● **PROBLEM TO SOLVE**
In the data below, find every line that has the string "React", and copy it.

● **DATA PROVIDED**
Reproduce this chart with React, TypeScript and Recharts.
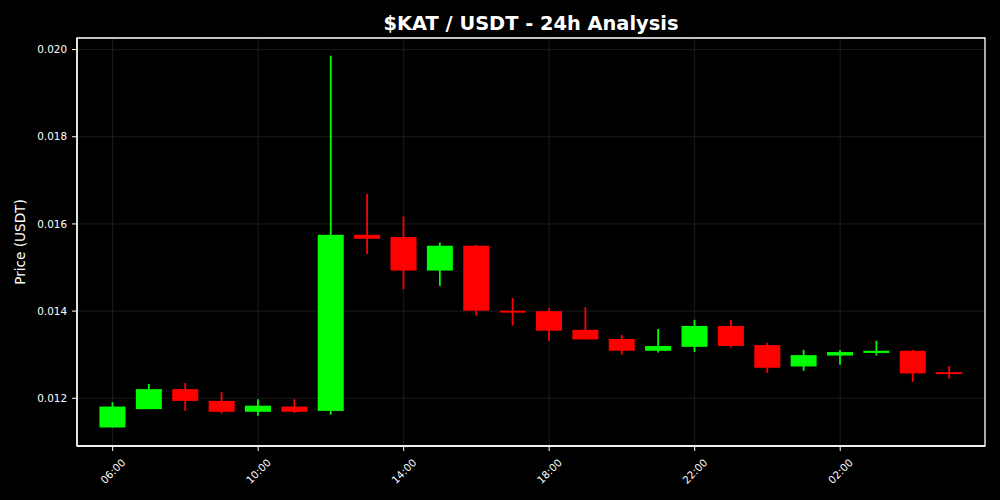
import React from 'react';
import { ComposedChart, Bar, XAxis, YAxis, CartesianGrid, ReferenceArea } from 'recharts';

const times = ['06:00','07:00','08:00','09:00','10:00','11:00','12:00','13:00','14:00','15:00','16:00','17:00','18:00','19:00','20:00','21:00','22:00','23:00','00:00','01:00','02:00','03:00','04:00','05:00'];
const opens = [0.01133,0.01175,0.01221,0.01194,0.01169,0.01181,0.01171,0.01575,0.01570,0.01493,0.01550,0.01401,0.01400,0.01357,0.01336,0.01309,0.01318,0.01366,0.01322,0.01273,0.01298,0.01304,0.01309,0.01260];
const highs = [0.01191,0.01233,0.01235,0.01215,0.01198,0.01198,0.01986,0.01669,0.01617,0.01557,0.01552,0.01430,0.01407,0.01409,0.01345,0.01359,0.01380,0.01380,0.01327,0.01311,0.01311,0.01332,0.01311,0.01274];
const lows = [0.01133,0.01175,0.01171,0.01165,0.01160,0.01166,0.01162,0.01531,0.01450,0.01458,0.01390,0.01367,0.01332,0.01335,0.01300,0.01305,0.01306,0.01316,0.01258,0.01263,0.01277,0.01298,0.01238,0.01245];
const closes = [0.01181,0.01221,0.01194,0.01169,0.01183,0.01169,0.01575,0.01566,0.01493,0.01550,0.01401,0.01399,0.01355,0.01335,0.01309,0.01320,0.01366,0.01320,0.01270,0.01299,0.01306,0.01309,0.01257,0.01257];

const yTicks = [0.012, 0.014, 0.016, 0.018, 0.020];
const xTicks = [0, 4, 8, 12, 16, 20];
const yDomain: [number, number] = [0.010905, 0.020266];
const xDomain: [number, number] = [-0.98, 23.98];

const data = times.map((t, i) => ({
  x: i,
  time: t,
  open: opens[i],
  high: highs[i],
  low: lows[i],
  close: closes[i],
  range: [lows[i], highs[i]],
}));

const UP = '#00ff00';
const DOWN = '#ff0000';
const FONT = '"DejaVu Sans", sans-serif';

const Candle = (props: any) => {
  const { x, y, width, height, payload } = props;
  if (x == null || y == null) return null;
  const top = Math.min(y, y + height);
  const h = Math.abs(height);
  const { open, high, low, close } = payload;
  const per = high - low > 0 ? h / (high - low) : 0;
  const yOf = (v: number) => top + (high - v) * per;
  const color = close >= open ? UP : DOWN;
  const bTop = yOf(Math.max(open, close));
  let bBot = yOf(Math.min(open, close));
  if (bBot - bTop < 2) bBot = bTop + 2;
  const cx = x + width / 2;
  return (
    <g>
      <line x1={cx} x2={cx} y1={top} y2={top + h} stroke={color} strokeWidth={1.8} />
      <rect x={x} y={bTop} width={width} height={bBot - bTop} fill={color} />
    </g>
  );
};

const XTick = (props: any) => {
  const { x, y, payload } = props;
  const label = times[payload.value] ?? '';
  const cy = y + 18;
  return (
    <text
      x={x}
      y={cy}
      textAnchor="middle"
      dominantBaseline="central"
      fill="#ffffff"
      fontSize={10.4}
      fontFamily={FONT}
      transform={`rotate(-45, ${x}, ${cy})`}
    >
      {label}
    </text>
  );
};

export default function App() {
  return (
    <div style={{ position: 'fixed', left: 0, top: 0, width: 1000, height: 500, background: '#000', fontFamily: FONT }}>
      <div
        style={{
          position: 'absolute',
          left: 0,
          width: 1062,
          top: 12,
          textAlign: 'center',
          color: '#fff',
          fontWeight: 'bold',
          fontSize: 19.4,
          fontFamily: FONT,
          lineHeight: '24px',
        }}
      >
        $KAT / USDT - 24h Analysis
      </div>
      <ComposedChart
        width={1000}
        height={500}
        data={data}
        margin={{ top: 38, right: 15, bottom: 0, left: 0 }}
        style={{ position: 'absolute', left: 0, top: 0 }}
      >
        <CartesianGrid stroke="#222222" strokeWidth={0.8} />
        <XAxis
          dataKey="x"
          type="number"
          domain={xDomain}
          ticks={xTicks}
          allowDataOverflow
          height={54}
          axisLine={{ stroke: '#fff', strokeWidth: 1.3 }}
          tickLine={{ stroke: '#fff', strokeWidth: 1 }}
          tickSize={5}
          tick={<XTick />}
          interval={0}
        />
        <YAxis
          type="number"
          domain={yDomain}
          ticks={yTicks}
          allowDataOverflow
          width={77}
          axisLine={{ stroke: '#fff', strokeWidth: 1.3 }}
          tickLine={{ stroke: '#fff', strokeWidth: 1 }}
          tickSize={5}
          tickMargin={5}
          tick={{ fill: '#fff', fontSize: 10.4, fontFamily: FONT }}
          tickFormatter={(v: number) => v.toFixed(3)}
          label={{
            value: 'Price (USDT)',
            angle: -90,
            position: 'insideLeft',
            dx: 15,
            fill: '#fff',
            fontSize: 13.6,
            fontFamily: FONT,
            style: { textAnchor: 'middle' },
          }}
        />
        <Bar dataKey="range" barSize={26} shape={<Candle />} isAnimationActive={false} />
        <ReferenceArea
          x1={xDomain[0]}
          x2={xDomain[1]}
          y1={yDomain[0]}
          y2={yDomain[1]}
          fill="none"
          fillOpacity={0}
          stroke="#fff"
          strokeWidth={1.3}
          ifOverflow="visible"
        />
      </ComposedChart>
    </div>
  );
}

● **ANSWER TO THE TASK**
Reproduce this chart with React, TypeScript and Recharts.
import React from 'react';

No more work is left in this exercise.